La fine del soft power americano

by Claudia

«Credo che Donald Trump non abbia capito che cos’è il soft power», ha detto qualche tempo fa Joseph Nye, il professore di Harvard che nel 1990 coniò l’espressione soft power: «Ripensate alla Guerra fredda, allora la deterrenza nucleare Usa e le truppe americane in Europa erano cruciali. Ma quando il muro di Berlino crollò, non fu l’artiglieria a tirarlo giù. Venne giù per via dei martelli e dei bulldozer delle persone le cui menti erano state cambiate da Voice of America o dalla Bbc». Nye è morto lo scorso maggio, a 88 anni, e nei tanti necrologi che gli sono stati dedicati ricorreva proprio questo tema: Trump sta distruggendo il soft power americano, che è una risorsa preziosa per gli Stati Uniti ma lo è stata moltissimo anche per il resto del mondo. Il presidente americano ha smesso di promuovere la democrazia nel mondo; ha tagliato gli aiuti internazionali ai popoli in guerra e in povertà; ha licenziato dipendenti di Voice of America, Radio Free Europe, Radio Liberty e di altre emittenti che erano nate nell’immediato dopoguerra all’interno di quella che allora veniva chiamata «la crociata per la libertà», per dare voce ai dissidenti e agli oppressi del mondo non (ancora) libero; ha tagliato i fondi per la ricerca e lo sviluppo e sta rendendo la vita impossibile agli studenti e ai ricercatori stranieri nelle università e nei centri di ricerca Usa.

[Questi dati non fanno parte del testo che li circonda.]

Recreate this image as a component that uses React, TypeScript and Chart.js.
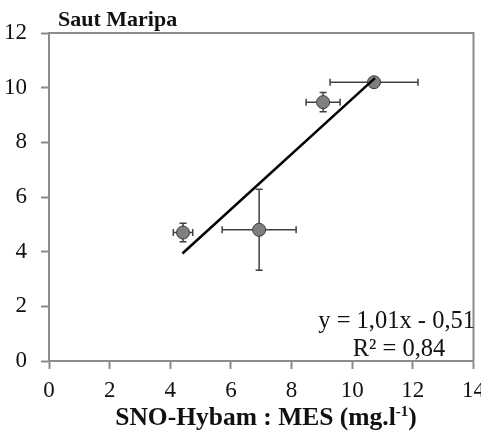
import React, { useEffect, useRef } from "react";
import { Chart, registerables } from "chart.js";

Chart.register(...registerables);

// Measurements at Saut Maripa: MES (mg/l) on x against the compared series on y
const xValues = [4.42, 6.93, 9.04, 10.72];
const yValues = [4.7, 4.8, 9.47, 10.2];
const xErrors = [0.32, 1.22, 0.56, 1.45];
const yErrors = [0.34, 1.48, 0.35, 0];

// Linear fit: y = 1,01x - 0,51, R² = 0,84
const slope = 1.01;
const intercept = -0.51;
const rSquared = "0,84";
const fitRange = [4.4, 10.75];

const xAxisRange = [0, 14];
const yAxisRange = [0, 12];
const tickStep = 2;

const chartTitle = "Saut Maripa";
const xTitleMain = "SNO-Hybam : MES (mg.l";
const xTitleSup = "-1";
const xTitleEnd = ")";

const SERIF = '"Liberation Serif", "Times New Roman", serif';
const AXIS_GRAY = "#8c8c8c";

const fmt = (v: number) => v.toFixed(2).replace(".", ",");

const decorations = {
  id: "decorations",
  beforeDatasetsDraw(chart: any) {
    const { ctx, scales } = chart;
    const xs = scales.x;
    const ys = scales.y;
    ctx.save();
    ctx.strokeStyle = "#404040";
    ctx.lineWidth = 1.5;
    const cap = 3.5;
    xValues.forEach((xv, i) => {
      const yv = yValues[i];
      const px = xs.getPixelForValue(xv);
      const py = ys.getPixelForValue(yv);
      if (xErrors[i] > 0) {
        const x0 = xs.getPixelForValue(xv - xErrors[i]);
        const x1 = xs.getPixelForValue(xv + xErrors[i]);
        ctx.beginPath();
        ctx.moveTo(x0, py);
        ctx.lineTo(x1, py);
        ctx.moveTo(x0, py - cap);
        ctx.lineTo(x0, py + cap);
        ctx.moveTo(x1, py - cap);
        ctx.lineTo(x1, py + cap);
        ctx.stroke();
      }
      if (yErrors[i] > 0) {
        const y0 = ys.getPixelForValue(yv - yErrors[i]);
        const y1 = ys.getPixelForValue(yv + yErrors[i]);
        ctx.beginPath();
        ctx.moveTo(px, y0);
        ctx.lineTo(px, y1);
        ctx.moveTo(px - cap, y0);
        ctx.lineTo(px + cap, y0);
        ctx.moveTo(px - cap, y1);
        ctx.lineTo(px + cap, y1);
        ctx.stroke();
      }
    });
    ctx.restore();
  },
  afterDraw(chart: any) {
    const { ctx, chartArea } = chart;
    const { left, right, top, bottom } = chartArea;
    ctx.save();

    // frame on the top and right sides
    ctx.strokeStyle = AXIS_GRAY;
    ctx.lineWidth = 2;
    ctx.beginPath();
    ctx.moveTo(left, top);
    ctx.lineTo(right, top);
    ctx.lineTo(right, bottom);
    ctx.stroke();

    ctx.fillStyle = "#111";
    ctx.textBaseline = "alphabetic";

    // chart title
    ctx.font = `bold 22px ${SERIF}`;
    ctx.textAlign = "left";
    ctx.fillText(chartTitle, 58, 26);

    // regression equation
    ctx.font = `24.5px ${SERIF}`;
    ctx.textAlign = "right";
    const sign = intercept < 0 ? "-" : "+";
    ctx.fillText(`y = ${fmt(slope)}x ${sign} ${fmt(Math.abs(intercept))}`, 475, 328);
    ctx.textAlign = "center";
    ctx.fillText(`R² = ${rSquared}`, 399, 356);

    // x axis title with superscript
    const mainFont = `bold 25.5px ${SERIF}`;
    const supFont = `bold 15px ${SERIF}`;
    ctx.font = mainFont;
    const wMain = ctx.measureText(xTitleMain).width;
    const wEnd = ctx.measureText(xTitleEnd).width;
    ctx.font = supFont;
    const wSup = ctx.measureText(xTitleSup).width;
    const total = wMain + wSup + wEnd;
    let x = 266 - total / 2;
    const base = 425;
    ctx.textAlign = "left";
    ctx.font = mainFont;
    ctx.fillText(xTitleMain, x, base);
    x += wMain;
    ctx.font = supFont;
    ctx.fillText(xTitleSup, x, base - 9);
    x += wSup;
    ctx.font = mainFont;
    ctx.fillText(xTitleEnd, x, base);

    ctx.restore();
  },
};

export default function App() {
  const canvasRef = useRef<HTMLCanvasElement | null>(null);

  useEffect(() => {
    document.body.style.margin = "0";
    const canvas = canvasRef.current;
    if (!canvas) return;

    const points = xValues.map((x, i) => ({ x, y: yValues[i] }));
    const fitLine = fitRange.map((x) => ({ x, y: slope * x + intercept }));

    const chart = new Chart(canvas, {
      type: "scatter",
      data: {
        datasets: [
          {
            type: "line",
            data: fitLine,
            borderColor: "#000",
            borderWidth: 2.5,
            pointRadius: 0,
            showLine: true,
            fill: false,
            order: 0,
          } as any,
          {
            data: points,
            backgroundColor: "#7f7f7f",
            borderColor: "#3a3a3a",
            borderWidth: 1,
            pointRadius: 6.5,
            order: 1,
          },
        ],
      },
      plugins: [decorations],
      options: {
        responsive: false,
        animation: false,
        layout: { padding: { left: 0, top: 33, right: 6, bottom: 0 } },
        plugins: {
          legend: { display: false },
          tooltip: { enabled: false },
          title: { display: false },
        },
        scales: {
          x: {
            type: "linear",
            min: xAxisRange[0],
            max: xAxisRange[1],
            border: { display: true, color: AXIS_GRAY, width: 2 },
            grid: {
              drawOnChartArea: false,
              drawTicks: true,
              tickLength: 8,
              tickColor: AXIS_GRAY,
              tickWidth: 2,
            },
            ticks: {
              stepSize: tickStep,
              padding: 8,
              color: "#111",
              font: { family: SERIF, size: 23 },
              maxRotation: 0,
            },
            afterFit(scale: any) {
              scale.height = 80;
              scale.paddingLeft = 0;
              scale.paddingRight = 0;
            },
          },
          y: {
            type: "linear",
            min: yAxisRange[0],
            max: yAxisRange[1],
            border: { display: true, color: AXIS_GRAY, width: 2 },
            grid: {
              drawOnChartArea: false,
              drawTicks: true,
              tickLength: 8,
              tickColor: AXIS_GRAY,
              tickWidth: 2,
            },
            ticks: {
              stepSize: tickStep,
              padding: 14,
              color: "#111",
              font: { family: SERIF, size: 23 },
            },
            afterFit(scale: any) {
              scale.width = 49;
              scale.paddingTop = 0;
              scale.paddingBottom = 0;
            },
          },
        },
      } as any,
    });

    return () => chart.destroy();
  }, []);

  return <canvas ref={canvasRef} width={481} height={441} style={{ display: "block" }} />;
}
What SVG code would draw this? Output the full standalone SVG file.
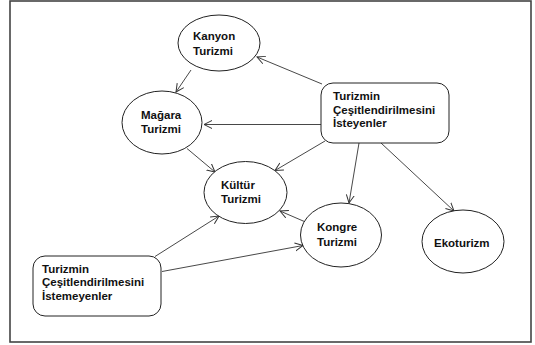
<svg xmlns="http://www.w3.org/2000/svg" width="535" height="345" viewBox="0 0 535 345">
<style>
.node ellipse,.node rect{fill:#fff;stroke:#222;stroke-width:1}
.t{font-family:"Liberation Sans",Arial,sans-serif;font-weight:bold;font-size:11.5px;fill:#111}
.c line{stroke:#333;stroke-width:0.9;marker-end:url(#a)}
</style>
<defs>
<marker id="a" markerUnits="userSpaceOnUse" markerWidth="10" markerHeight="10" refX="8" refY="4" orient="auto" viewBox="0 0 10 8">
<path d="M0,0 L8,4 L0,8" fill="none" stroke="#333" stroke-width="1"/>
</marker>
</defs>
<rect x="0" y="0" width="535" height="345" fill="#fff"/>
<rect x="10" y="1" width="521" height="341" fill="none" stroke="#444" stroke-width="1.6"/>
<g class="c">
<line x1="191" y1="70" x2="176" y2="92"/>
<line x1="322" y1="84" x2="257" y2="57"/>
<line x1="321" y1="124.5" x2="204" y2="124.5"/>
<line x1="325" y1="141" x2="275" y2="170.5"/>
<line x1="359" y1="143" x2="349" y2="203"/>
<line x1="381" y1="143" x2="454" y2="211"/>
<line x1="187" y1="148.5" x2="215" y2="172"/>
<line x1="305.5" y1="222" x2="280" y2="211"/>
<line x1="155" y1="256.5" x2="219" y2="216"/>
<line x1="162" y1="271.5" x2="303" y2="245.5"/>
</g>
<g id="kanyon" class="node"><ellipse cx="219" cy="43" rx="41" ry="28"/><text class="t" x="193" y="40">Kanyon</text><text class="t" x="193" y="54.5">Turizmi</text></g>
<g id="magara" class="node"><ellipse cx="162" cy="122.5" rx="40" ry="31.5"/><text class="t" x="141" y="118.5">Mağara</text><text class="t" x="141" y="133">Turizmi</text></g>
<g id="kultur" class="node"><ellipse cx="245.5" cy="192.5" rx="41.5" ry="31"/><text class="t" x="221" y="188.5">Kültür</text><text class="t" x="221" y="203">Turizmi</text></g>
<g id="kongre" class="node"><ellipse cx="341" cy="235" rx="40.5" ry="32"/><text class="t" x="317" y="231">Kongre</text><text class="t" x="317" y="245.5">Turizmi</text></g>
<g id="ekoturizm" class="node"><ellipse cx="463" cy="241.5" rx="41" ry="31.5"/><text class="t" x="434" y="247">Ekoturizm</text></g>
<g id="isteyenler" class="node"><rect x="321" y="83" width="128" height="60" rx="12"/><text class="t" x="333" y="100">Turizmin</text><text class="t" x="333" y="113.5">Çeşitlendirilmesini</text><text class="t" x="333" y="127">İsteyenler</text></g>
<g id="istemeyenler" class="node"><rect x="33" y="256" width="128" height="60" rx="12"/><text class="t" x="42" y="272.5">Turizmin</text><text class="t" x="42" y="286">Çeşitlendirilmesini</text><text class="t" x="42" y="299.5">İstemeyenler</text></g>
</svg>
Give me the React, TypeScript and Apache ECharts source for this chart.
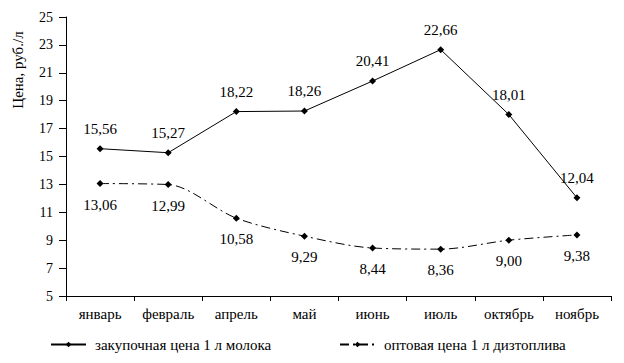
import React, { useEffect, useRef } from "react";
import * as echarts from "echarts";

const categories = ["январь", "февраль", "апрель", "май", "июнь", "июль", "октябрь", "ноябрь"];
const milkPrices = [15.56, 15.27, 18.22, 18.26, 20.41, 22.66, 18.01, 12.04];
const dieselPrices = [13.06, 12.99, 10.58, 9.29, 8.44, 8.36, 9.0, 9.38];
const milkName = "закупочная цена 1 л молока";
const dieselName = "оптовая цена 1 л дизтоплива";
const yTitle = "Цена, руб./л";

const FONT = "Liberation Serif";

export default function App() {
  const ref = useRef<HTMLDivElement>(null);
  useEffect(() => {
    if (!ref.current) return;
    const chart = echarts.init(ref.current, undefined, { renderer: "svg" });
    const fmt = (p: any) => Number(p.value).toFixed(2).replace(".", ",");
    const legendCommon = {
      bottom: 6,
      itemWidth: 35,
      itemHeight: 7,
      textStyle: { fontFamily: FONT, fontSize: 15, color: "#000", padding: [0, 0, 0, 4] },
    };
    chart.setOption({
      animation: false,
      backgroundColor: "#ffffff",
      textStyle: { fontFamily: FONT, color: "#000" },
      grid: { left: 66, right: 13, top: 17, bottom: 67 },
      xAxis: {
        type: "category",
        data: categories,
        boundaryGap: true,
        axisLine: { lineStyle: { color: "#000", width: 1 } },
        axisTick: { show: true, interval: 0, length: 5, lineStyle: { color: "#000" } },
        axisLabel: { color: "#000", fontFamily: FONT, fontSize: 15, margin: 10, interval: 0 },
        splitLine: { show: false },
      },
      yAxis: {
        type: "value",
        min: 5,
        max: 25,
        interval: 2,
        axisLine: { show: true, lineStyle: { color: "#000", width: 1 } },
        axisTick: { show: true, length: 7, lineStyle: { color: "#000" } },
        axisLabel: { color: "#000", fontFamily: FONT, fontSize: 14, margin: 13 },
        splitLine: { show: false },
      },
      legend: [
        { ...legendCommon, left: 45, data: [milkName] },
        { ...legendCommon, left: 334, data: [dieselName] },
      ],
      graphic: [
        {
          type: "text",
          x: 18,
          y: 70,
          rotation: Math.PI / 2,
          style: {
            text: yTitle,
            font: `15px ${FONT}`,
            fill: "#000",
            align: "center",
            verticalAlign: "middle",
          },
        },
      ],
      series: [
        {
          name: milkName,
          type: "line",
          data: milkPrices,
          symbol: "diamond",
          symbolSize: 7,
          itemStyle: { color: "#000" },
          lineStyle: { color: "#000", width: 1 },
          label: {
            show: true,
            position: "top",
            distance: 9,
            formatter: fmt,
            fontFamily: FONT,
            fontSize: 15,
            color: "#000",
          },
        },
        {
          name: dieselName,
          type: "line",
          data: dieselPrices,
          smooth: 0.3,
          symbol: "diamond",
          symbolSize: 7,
          itemStyle: { color: "#000" },
          lineStyle: { color: "#000", width: 1, type: [9, 4, 2, 4] },
          label: {
            show: true,
            position: "bottom",
            distance: 10,
            formatter: fmt,
            fontFamily: FONT,
            fontSize: 15,
            color: "#000",
          },
        },
      ],
    });
    return () => chart.dispose();
  }, []);
  return <div ref={ref} style={{ width: 624, height: 363, position: "absolute", left: 0, top: 0 }} />;
}
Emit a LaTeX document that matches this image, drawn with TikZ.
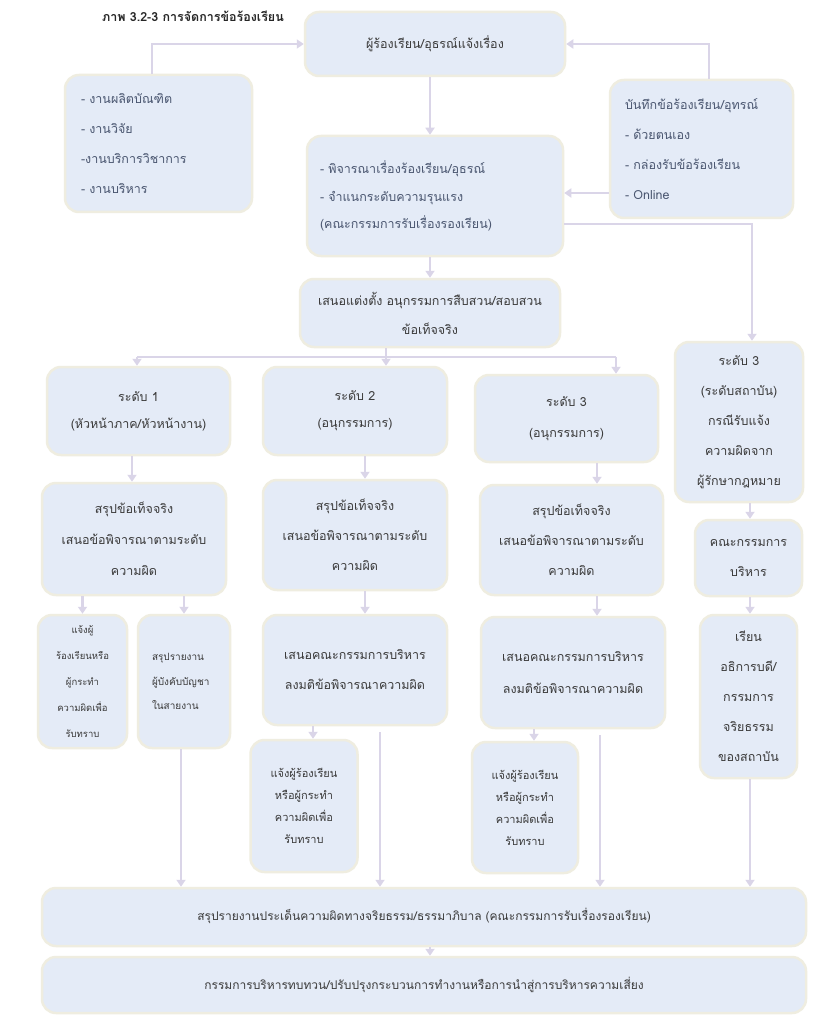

Lo scontro con l’università di Harvard, l’ateneo più ricco del mondo, si colloca in questo smantellamento rapido del soft power americano. Ci sono temi specifici: la volontà dichiarata dall’Amministrazione Trump di sradicare l’antisemitismo e l’ideologia woke ad Harvard e negli altri campus, ma il progetto è più ampio, lo ha detto lo stesso presidente, lasciando intendere che la lotta agli studenti stranieri è fatta a difesa degli studenti americani, come se i primi rubassero posti ai secondi. La segretaria alla Sicurezza interna, Kristi Noem, ha affermato che il Governo deve avere la possibilità di controllare chi sono gli «alieni» che vanno a studiare ad Harvard, è un suo diritto, visto che l’università prende fondi pubblici. Noem, come molti altri ministri, ha qualche problema a riconoscere i valori e i diritti su cui si fonda l’America e il mondo libero. In un’audizione al Congresso, Noem ha dato questa definizione dell’habeas corpus: «È il diritto costituzionale che ha il presidente di poter espellere le persone da questo Paese». È vero l’esatto contrario, come le ha detto la senatrice democratica che le aveva fatto la domanda: «No, non è corretto, l’habeas corpus è il diritto fondamentale che divide le società libere, come l’America, dagli Stati di polizia come la Corea del nord». Questo scambio non proprio rassicurante permette di comprendere lo scontro tra l’Amministrazione e Harvard: non è, come vogliono far sembrare i trumpiani, una lotta contro l’università dei ricchi che vuole approfittare dei fondi pubblici per portare avanti idee antisemite o woke.

È un riposizionamento ideologico dell’America e del suo potere «dolce», che ora smette di portare conoscenza, innovazione e libertà nel mondo ma si richiude, pensando – come dice Trump – di aver fatto già abbastanza o, peggio ancora, che la repressione della libertà nel mondo non sia più un suo problema. Così un Paese che è stato un rifugio sicuro per la dissidenza globale – senza quel porto in cui approdare, ad esempio, gran parte delle idee, della scienza, degli intellettuali europei sarebbe stata spazzata via dai totalitarismi del Novecento – ora diventa inaffidabile e ostile. Ma il nostro ordine globale si fonda proprio sulla capacità degli Usa di esercitare il proprio soft power, di metterlo a disposizione degli alleati e delle persone che vivono sotto a regimi autoritari, di attirare e di proteggere. Senza questo ombrello ideale, l’Occidente rischia di spezzarsi, perché se è vero che l’Europa può compensare in parte l’assenza del rifugio americano, è anche vero che la potenza fintamente soft della Cina è già molto più avanti. Il paradosso sta nel fatto che, proprio come è accaduto con i dazi, l’America in questo modo fa male a sé stessa: l’eccellenza di cui dispone non è per forza autoctona, il fatto di essere sempre stato il Paese dei desideri ha contribuito a farla diventare un tempio del sapere e della conoscenza di cui è difficile fare a meno. Basti vedere il dollaro, che non è più considerato all’unanimità la valuta-rifugio, quanti mal di testa sta causando all’Amministrazione Trump. Ma il presidente finge di non vedere che nella difesa di un interesse comune – la libertà, la democrazia – sta anche la difesa dell’interesse nazionale, e distrugge entrambi.